[START]

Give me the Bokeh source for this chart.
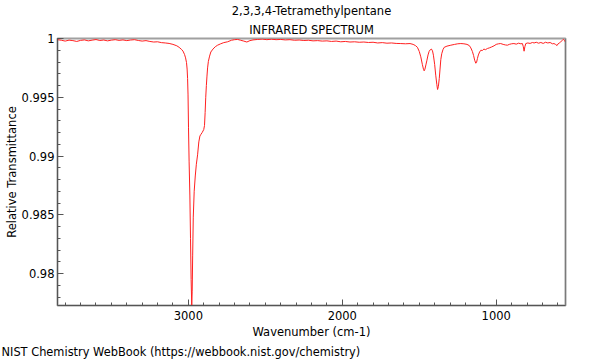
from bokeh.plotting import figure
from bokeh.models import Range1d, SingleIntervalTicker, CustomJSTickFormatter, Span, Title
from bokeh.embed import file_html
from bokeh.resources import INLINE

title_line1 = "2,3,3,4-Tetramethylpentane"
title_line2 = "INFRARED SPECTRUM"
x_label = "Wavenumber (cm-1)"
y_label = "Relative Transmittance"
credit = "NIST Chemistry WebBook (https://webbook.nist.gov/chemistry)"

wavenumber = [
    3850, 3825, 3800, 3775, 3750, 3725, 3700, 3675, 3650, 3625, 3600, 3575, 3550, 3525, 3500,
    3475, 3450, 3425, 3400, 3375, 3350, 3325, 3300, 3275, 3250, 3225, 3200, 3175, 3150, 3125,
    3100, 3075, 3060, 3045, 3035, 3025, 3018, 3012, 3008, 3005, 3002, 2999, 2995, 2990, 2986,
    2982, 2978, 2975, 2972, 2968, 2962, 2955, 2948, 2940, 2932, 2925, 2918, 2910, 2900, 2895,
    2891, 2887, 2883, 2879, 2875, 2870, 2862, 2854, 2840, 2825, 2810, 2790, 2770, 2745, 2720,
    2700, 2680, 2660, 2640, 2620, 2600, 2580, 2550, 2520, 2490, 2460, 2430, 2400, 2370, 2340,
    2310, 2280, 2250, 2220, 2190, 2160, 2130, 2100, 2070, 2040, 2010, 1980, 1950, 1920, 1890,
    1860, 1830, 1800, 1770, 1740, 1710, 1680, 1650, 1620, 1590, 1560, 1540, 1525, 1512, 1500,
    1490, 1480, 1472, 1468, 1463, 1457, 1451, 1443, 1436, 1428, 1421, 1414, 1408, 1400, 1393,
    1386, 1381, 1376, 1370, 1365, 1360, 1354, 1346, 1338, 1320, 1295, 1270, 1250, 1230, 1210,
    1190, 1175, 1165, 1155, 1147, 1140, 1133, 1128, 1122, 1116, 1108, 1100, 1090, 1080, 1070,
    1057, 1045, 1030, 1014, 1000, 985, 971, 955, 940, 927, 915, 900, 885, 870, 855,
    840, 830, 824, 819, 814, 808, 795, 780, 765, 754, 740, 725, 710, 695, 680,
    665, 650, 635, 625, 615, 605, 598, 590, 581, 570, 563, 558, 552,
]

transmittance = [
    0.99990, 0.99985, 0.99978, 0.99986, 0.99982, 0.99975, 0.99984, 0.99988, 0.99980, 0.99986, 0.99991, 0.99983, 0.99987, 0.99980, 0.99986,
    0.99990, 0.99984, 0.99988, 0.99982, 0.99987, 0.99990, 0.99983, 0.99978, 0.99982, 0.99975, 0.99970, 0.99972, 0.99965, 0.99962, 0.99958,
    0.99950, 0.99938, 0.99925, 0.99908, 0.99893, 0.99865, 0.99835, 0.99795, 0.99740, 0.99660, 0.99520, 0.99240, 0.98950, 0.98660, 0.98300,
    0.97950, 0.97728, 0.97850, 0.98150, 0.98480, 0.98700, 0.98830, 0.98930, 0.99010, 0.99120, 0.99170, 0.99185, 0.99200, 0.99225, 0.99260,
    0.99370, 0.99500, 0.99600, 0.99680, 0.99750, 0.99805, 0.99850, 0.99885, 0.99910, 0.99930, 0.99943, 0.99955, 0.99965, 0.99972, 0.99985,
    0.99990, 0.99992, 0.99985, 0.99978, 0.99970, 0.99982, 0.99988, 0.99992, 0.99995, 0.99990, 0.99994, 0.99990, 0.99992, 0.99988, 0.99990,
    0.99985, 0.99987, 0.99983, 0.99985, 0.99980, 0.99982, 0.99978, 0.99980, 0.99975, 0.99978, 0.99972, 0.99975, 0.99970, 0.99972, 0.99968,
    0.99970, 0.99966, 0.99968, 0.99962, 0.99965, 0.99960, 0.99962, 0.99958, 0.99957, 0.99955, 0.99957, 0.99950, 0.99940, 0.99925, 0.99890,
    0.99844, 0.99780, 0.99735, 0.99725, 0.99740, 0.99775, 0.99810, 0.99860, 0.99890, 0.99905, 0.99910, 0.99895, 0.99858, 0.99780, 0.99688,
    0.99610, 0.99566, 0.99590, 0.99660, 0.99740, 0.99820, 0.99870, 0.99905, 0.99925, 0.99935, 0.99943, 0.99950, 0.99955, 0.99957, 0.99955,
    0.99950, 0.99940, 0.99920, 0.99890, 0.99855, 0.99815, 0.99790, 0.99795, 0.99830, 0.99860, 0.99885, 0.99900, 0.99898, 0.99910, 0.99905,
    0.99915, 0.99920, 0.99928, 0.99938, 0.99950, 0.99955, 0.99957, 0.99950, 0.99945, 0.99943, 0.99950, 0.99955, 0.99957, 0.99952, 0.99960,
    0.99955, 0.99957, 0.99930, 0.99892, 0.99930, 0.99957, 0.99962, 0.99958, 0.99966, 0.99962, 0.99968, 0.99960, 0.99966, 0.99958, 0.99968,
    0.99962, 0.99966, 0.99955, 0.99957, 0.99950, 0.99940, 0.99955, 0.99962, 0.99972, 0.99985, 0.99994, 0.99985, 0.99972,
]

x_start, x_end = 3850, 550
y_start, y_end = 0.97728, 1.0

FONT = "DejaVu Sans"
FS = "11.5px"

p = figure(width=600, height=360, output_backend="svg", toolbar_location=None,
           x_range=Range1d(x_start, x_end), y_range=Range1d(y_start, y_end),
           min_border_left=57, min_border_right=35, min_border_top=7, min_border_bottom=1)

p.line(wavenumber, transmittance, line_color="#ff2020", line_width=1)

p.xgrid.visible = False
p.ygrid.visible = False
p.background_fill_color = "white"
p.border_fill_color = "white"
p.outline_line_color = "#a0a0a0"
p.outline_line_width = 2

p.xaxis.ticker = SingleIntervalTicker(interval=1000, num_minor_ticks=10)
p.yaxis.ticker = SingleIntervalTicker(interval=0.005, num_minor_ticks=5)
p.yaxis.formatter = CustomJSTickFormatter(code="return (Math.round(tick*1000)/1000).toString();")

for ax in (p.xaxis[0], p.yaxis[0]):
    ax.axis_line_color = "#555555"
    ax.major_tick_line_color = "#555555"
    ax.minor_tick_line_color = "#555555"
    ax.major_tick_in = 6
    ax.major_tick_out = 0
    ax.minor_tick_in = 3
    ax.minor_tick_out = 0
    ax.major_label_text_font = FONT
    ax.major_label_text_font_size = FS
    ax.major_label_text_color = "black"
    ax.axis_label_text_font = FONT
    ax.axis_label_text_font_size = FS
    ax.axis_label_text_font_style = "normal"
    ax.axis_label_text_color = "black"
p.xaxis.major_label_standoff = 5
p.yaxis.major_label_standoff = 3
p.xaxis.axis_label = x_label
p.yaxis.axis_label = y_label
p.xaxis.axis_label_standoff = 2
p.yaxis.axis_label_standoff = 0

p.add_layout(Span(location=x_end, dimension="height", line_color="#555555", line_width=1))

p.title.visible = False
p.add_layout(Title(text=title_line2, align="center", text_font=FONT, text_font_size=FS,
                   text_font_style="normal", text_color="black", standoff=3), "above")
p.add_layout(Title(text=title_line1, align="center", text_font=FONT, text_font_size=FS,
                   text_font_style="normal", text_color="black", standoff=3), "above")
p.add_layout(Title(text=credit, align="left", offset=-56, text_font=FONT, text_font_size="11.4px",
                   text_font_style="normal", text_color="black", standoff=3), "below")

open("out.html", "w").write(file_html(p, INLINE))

[END]

Quote the material in full and exactly; do not carry over its pictures.

Give me the Bokeh source for this chart.
from bokeh.plotting import figure
from bokeh.models import Range1d, SingleIntervalTicker, CustomJSTickFormatter, Span, Title
from bokeh.embed import file_html
from bokeh.resources import INLINE

title_line1 = "2,3,3,4-Tetramethylpentane"
title_line2 = "INFRARED SPECTRUM"
x_label = "Wavenumber (cm-1)"
y_label = "Relative Transmittance"
credit = "NIST Chemistry WebBook (https://webbook.nist.gov/chemistry)"

wavenumber = [
    3850, 3825, 3800, 3775, 3750, 3725, 3700, 3675, 3650, 3625, 3600, 3575, 3550, 3525, 3500,
    3475, 3450, 3425, 3400, 3375, 3350, 3325, 3300, 3275, 3250, 3225, 3200, 3175, 3150, 3125,
    3100, 3075, 3060, 3045, 3035, 3025, 3018, 3012, 3008, 3005, 3002, 2999, 2995, 2990, 2986,
    2982, 2978, 2975, 2972, 2968, 2962, 2955, 2948, 2940, 2932, 2925, 2918, 2910, 2900, 2895,
    2891, 2887, 2883, 2879, 2875, 2870, 2862, 2854, 2840, 2825, 2810, 2790, 2770, 2745, 2720,
    2700, 2680, 2660, 2640, 2620, 2600, 2580, 2550, 2520, 2490, 2460, 2430, 2400, 2370, 2340,
    2310, 2280, 2250, 2220, 2190, 2160, 2130, 2100, 2070, 2040, 2010, 1980, 1950, 1920, 1890,
    1860, 1830, 1800, 1770, 1740, 1710, 1680, 1650, 1620, 1590, 1560, 1540, 1525, 1512, 1500,
    1490, 1480, 1472, 1468, 1463, 1457, 1451, 1443, 1436, 1428, 1421, 1414, 1408, 1400, 1393,
    1386, 1381, 1376, 1370, 1365, 1360, 1354, 1346, 1338, 1320, 1295, 1270, 1250, 1230, 1210,
    1190, 1175, 1165, 1155, 1147, 1140, 1133, 1128, 1122, 1116, 1108, 1100, 1090, 1080, 1070,
    1057, 1045, 1030, 1014, 1000, 985, 971, 955, 940, 927, 915, 900, 885, 870, 855,
    840, 830, 824, 819, 814, 808, 795, 780, 765, 754, 740, 725, 710, 695, 680,
    665, 650, 635, 625, 615, 605, 598, 590, 581, 570, 563, 558, 552,
]

transmittance = [
    0.99990, 0.99985, 0.99978, 0.99986, 0.99982, 0.99975, 0.99984, 0.99988, 0.99980, 0.99986, 0.99991, 0.99983, 0.99987, 0.99980, 0.99986,
    0.99990, 0.99984, 0.99988, 0.99982, 0.99987, 0.99990, 0.99983, 0.99978, 0.99982, 0.99975, 0.99970, 0.99972, 0.99965, 0.99962, 0.99958,
    0.99950, 0.99938, 0.99925, 0.99908, 0.99893, 0.99865, 0.99835, 0.99795, 0.99740, 0.99660, 0.99520, 0.99240, 0.98950, 0.98660, 0.98300,
    0.97950, 0.97728, 0.97850, 0.98150, 0.98480, 0.98700, 0.98830, 0.98930, 0.99010, 0.99120, 0.99170, 0.99185, 0.99200, 0.99225, 0.99260,
    0.99370, 0.99500, 0.99600, 0.99680, 0.99750, 0.99805, 0.99850, 0.99885, 0.99910, 0.99930, 0.99943, 0.99955, 0.99965, 0.99972, 0.99985,
    0.99990, 0.99992, 0.99985, 0.99978, 0.99970, 0.99982, 0.99988, 0.99992, 0.99995, 0.99990, 0.99994, 0.99990, 0.99992, 0.99988, 0.99990,
    0.99985, 0.99987, 0.99983, 0.99985, 0.99980, 0.99982, 0.99978, 0.99980, 0.99975, 0.99978, 0.99972, 0.99975, 0.99970, 0.99972, 0.99968,
    0.99970, 0.99966, 0.99968, 0.99962, 0.99965, 0.99960, 0.99962, 0.99958, 0.99957, 0.99955, 0.99957, 0.99950, 0.99940, 0.99925, 0.99890,
    0.99844, 0.99780, 0.99735, 0.99725, 0.99740, 0.99775, 0.99810, 0.99860, 0.99890, 0.99905, 0.99910, 0.99895, 0.99858, 0.99780, 0.99688,
    0.99610, 0.99566, 0.99590, 0.99660, 0.99740, 0.99820, 0.99870, 0.99905, 0.99925, 0.99935, 0.99943, 0.99950, 0.99955, 0.99957, 0.99955,
    0.99950, 0.99940, 0.99920, 0.99890, 0.99855, 0.99815, 0.99790, 0.99795, 0.99830, 0.99860, 0.99885, 0.99900, 0.99898, 0.99910, 0.99905,
    0.99915, 0.99920, 0.99928, 0.99938, 0.99950, 0.99955, 0.99957, 0.99950, 0.99945, 0.99943, 0.99950, 0.99955, 0.99957, 0.99952, 0.99960,
    0.99955, 0.99957, 0.99930, 0.99892, 0.99930, 0.99957, 0.99962, 0.99958, 0.99966, 0.99962, 0.99968, 0.99960, 0.99966, 0.99958, 0.99968,
    0.99962, 0.99966, 0.99955, 0.99957, 0.99950, 0.99940, 0.99955, 0.99962, 0.99972, 0.99985, 0.99994, 0.99985, 0.99972,
]

x_start, x_end = 3850, 550
y_start, y_end = 0.97728, 1.0

FONT = "DejaVu Sans"
FS = "11.5px"

p = figure(width=600, height=360, output_backend="svg", toolbar_location=None,
           x_range=Range1d(x_start, x_end), y_range=Range1d(y_start, y_end),
           min_border_left=57, min_border_right=35, min_border_top=7, min_border_bottom=1)

p.line(wavenumber, transmittance, line_color="#ff2020", line_width=1)

p.xgrid.visible = False
p.ygrid.visible = False
p.background_fill_color = "white"
p.border_fill_color = "white"
p.outline_line_color = "#a0a0a0"
p.outline_line_width = 2

p.xaxis.ticker = SingleIntervalTicker(interval=1000, num_minor_ticks=10)
p.yaxis.ticker = SingleIntervalTicker(interval=0.005, num_minor_ticks=5)
p.yaxis.formatter = CustomJSTickFormatter(code="return (Math.round(tick*1000)/1000).toString();")

for ax in (p.xaxis[0], p.yaxis[0]):
    ax.axis_line_color = "#555555"
    ax.major_tick_line_color = "#555555"
    ax.minor_tick_line_color = "#555555"
    ax.major_tick_in = 6
    ax.major_tick_out = 0
    ax.minor_tick_in = 3
    ax.minor_tick_out = 0
    ax.major_label_text_font = FONT
    ax.major_label_text_font_size = FS
    ax.major_label_text_color = "black"
    ax.axis_label_text_font = FONT
    ax.axis_label_text_font_size = FS
    ax.axis_label_text_font_style = "normal"
    ax.axis_label_text_color = "black"
p.xaxis.major_label_standoff = 5
p.yaxis.major_label_standoff = 3
p.xaxis.axis_label = x_label
p.yaxis.axis_label = y_label
p.xaxis.axis_label_standoff = 2
p.yaxis.axis_label_standoff = 0

p.add_layout(Span(location=x_end, dimension="height", line_color="#555555", line_width=1))

p.title.visible = False
p.add_layout(Title(text=title_line2, align="center", text_font=FONT, text_font_size=FS,
                   text_font_style="normal", text_color="black", standoff=3), "above")
p.add_layout(Title(text=title_line1, align="center", text_font=FONT, text_font_size=FS,
                   text_font_style="normal", text_color="black", standoff=3), "above")
p.add_layout(Title(text=credit, align="left", offset=-56, text_font=FONT, text_font_size="11.4px",
                   text_font_style="normal", text_color="black", standoff=3), "below")

open("out.html", "w").write(file_html(p, INLINE))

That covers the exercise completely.